On August 23, 2017, President Trump signed a bill that is meant to overhaul the VA appeals process. This bill is known by the short title, Veterans Appeals Improvement and Modernization Act. The obvious questions for the new VA appeal process are:
- What does this bill do?
- When does it go into effect?
- How is it going to affect the appeal process?
What is the new process?
The first answer is simple. The bill is meant to speed up the appeals process which currently takes years for veterans which currently takes years for veterans to get their much deserved, and oftentimes needed, benefits. Currently, the VA offers two appeal processes when a veteran receives a decision that they disagree with:
- Appeal, with new information, to the same adjudicator (reconsideration), or
- Requesting a higher-level adjudicator (Decision Review Officer or DRO).
Both choices require the filing of a Notice of Disagreement, and following either choice, another rating decision will be issued (positive result) or a Statement of the Case (continued denial) will be issued. To continue the appeal, the veteran must file a VA Form 9, called a substantive appeal, to the Board of Veterans Appeals.
The new law adds another option to the appeal process. Under the new law, a claimant can choose to file what is known as a “fully developed appeal.” To do this the claimant must file with the VA:
- Their notice of disagreement, with written election to have the appeal determined under the program,
- All evidence that the claimant believes is needed for the appeal as of the date of the filing, and
- A statement of the argument in support of the claim, if any.
This new VA appeal process eliminates the Statement of the Case mentioned above and the need to file a VA Form 9. The claim is then sent directly to the Board of Veteran’s Appeals.
The “fully developed appeal” does come with strict restrictions though. Once filed, a claimant may not submit or identify any new evidence relating to the claim unless they revert to the standard appeals process. If the claimant submits or identifies any such new evidence, the submission is deemed to be an election to use the standard process.

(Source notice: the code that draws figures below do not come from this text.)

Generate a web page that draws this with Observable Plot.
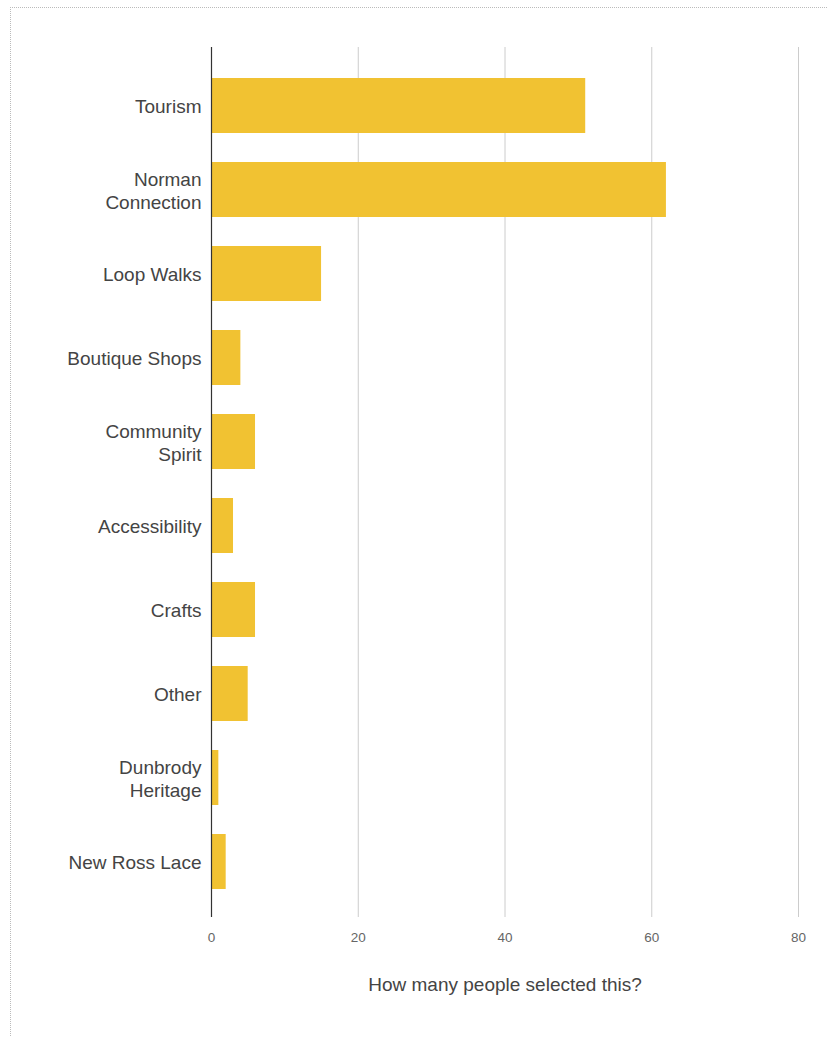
<!DOCTYPE html>
<html>
<head>
<meta charset="utf-8">
<script src="https://cdn.jsdelivr.net/npm/d3@7"></script>
<script src="https://cdn.jsdelivr.net/npm/@observablehq/plot@0.6"></script>
<style>
  html, body { margin: 0; padding: 0; background: #fff; overflow: hidden; }
  #wrap { position: relative; width: 828px; height: 1037px; }
  #border { position: absolute; left: 10px; top: 7px; width: 900px; height: 1100px;
            border-left: 1px dotted #bbb; border-top: 1px dotted #bbb; pointer-events: none; }
  #chart { position: absolute; left: 0; top: 0; }
</style>
</head>
<body>
<div id="wrap"><div id="chart"></div><div id="border"></div></div>
<script>
const categories = ["Tourism", "Norman Connection", "Loop Walks", "Boutique Shops", "Community Spirit",
                    "Accessibility", "Crafts", "Other", "Dunbrody Heritage", "New Ross Lace"];
const labels = ["Tourism", "Norman\nConnection", "Loop Walks", "Boutique Shops", "Community\nSpirit",
                "Accessibility", "Crafts", "Other", "Dunbrody\nHeritage", "New Ross Lace"];
const counts = [51, 62, 15, 4, 6, 3, 6, 5, 1, 2];
const xTicks = [0, 20, 40, 60, 80];
const xTitle = "How many people selected this?";

const data = categories.map((c, i) => ({category: c, label: labels[i], count: counts[i]}));
const font = "'Liberation Sans', Arial, sans-serif";

const chart = Plot.plot({
  width: 828,
  height: 1037,
  marginLeft: 211,
  marginRight: 30,
  marginTop: 47,
  marginBottom: 120,
  style: {fontFamily: font, background: "transparent"},
  x: {domain: [0, 80], ticks: xTicks},
  y: {domain: categories, paddingInner: 0.35, paddingOuter: 0.175, insetTop: 16, insetBottom: 14, axis: null},
  marks: [
    Plot.ruleX(xTicks.filter(d => d > 0), {stroke: "#cccccc", strokeWidth: 1}),
    Plot.barX(data, {x: "count", y: "category", fill: "#f1c232"}),
    Plot.ruleX([0], {stroke: "#333333", strokeWidth: 1.2}),
    Plot.axisX({ticks: xTicks, tickSize: 0, tickPadding: 15, fontSize: 13.5, color: "#666", label: null}),
    Plot.text(data, {x: 0, y: "category", text: "label", textAnchor: "end", dx: -10,
                     fontSize: 19, fill: "#444", lineHeight: 1.2}),
    Plot.text([xTitle], {frameAnchor: "bottom", dy: 73, fontSize: 19, fill: "#444"})
  ]
});
document.getElementById("chart").appendChild(chart);
</script>
</body>
</html>
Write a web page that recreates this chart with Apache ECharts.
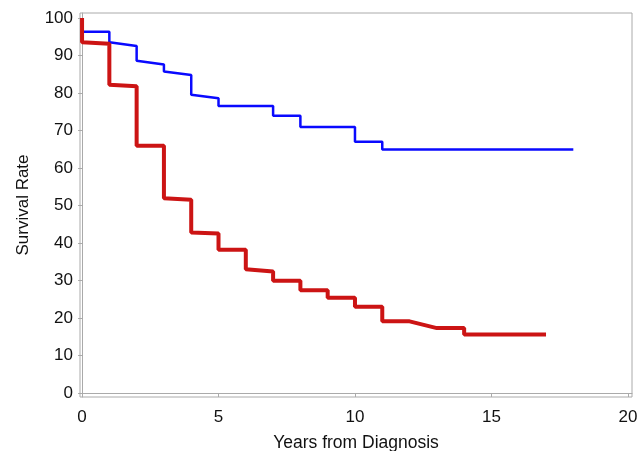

To clarify, this does not mean that there will be no additional development once at the Board. When one chooses to use this path for their appeal, the Board is not prohibited from acquiring or requesting additional evidence. The new law does, however, prohibit the Board from returning the case to the regional office for this development.
When does the new process begin?
The VA officials have stated it will take approximately 18 months to implement the new system meaning we are unlikely to see it go into effect until spring of 2019. The delay is due to a number of reasons including needing to move staff, hire additional workers, acquire new space, and provide training for the new system.
How will it affect the appeals process?
In theory, the new system will allow to cut down on the backlog of cases that the VA is currently experiencing. By allowing cases to move up the appeal process faster and limiting the submission of additional evidence to the initial appeal, the overall appeal process should be sped up. The process also aims to eliminate some of the “hamster wheel” processes that currently plague the VA appeal process.
Thank you for reading and for your service.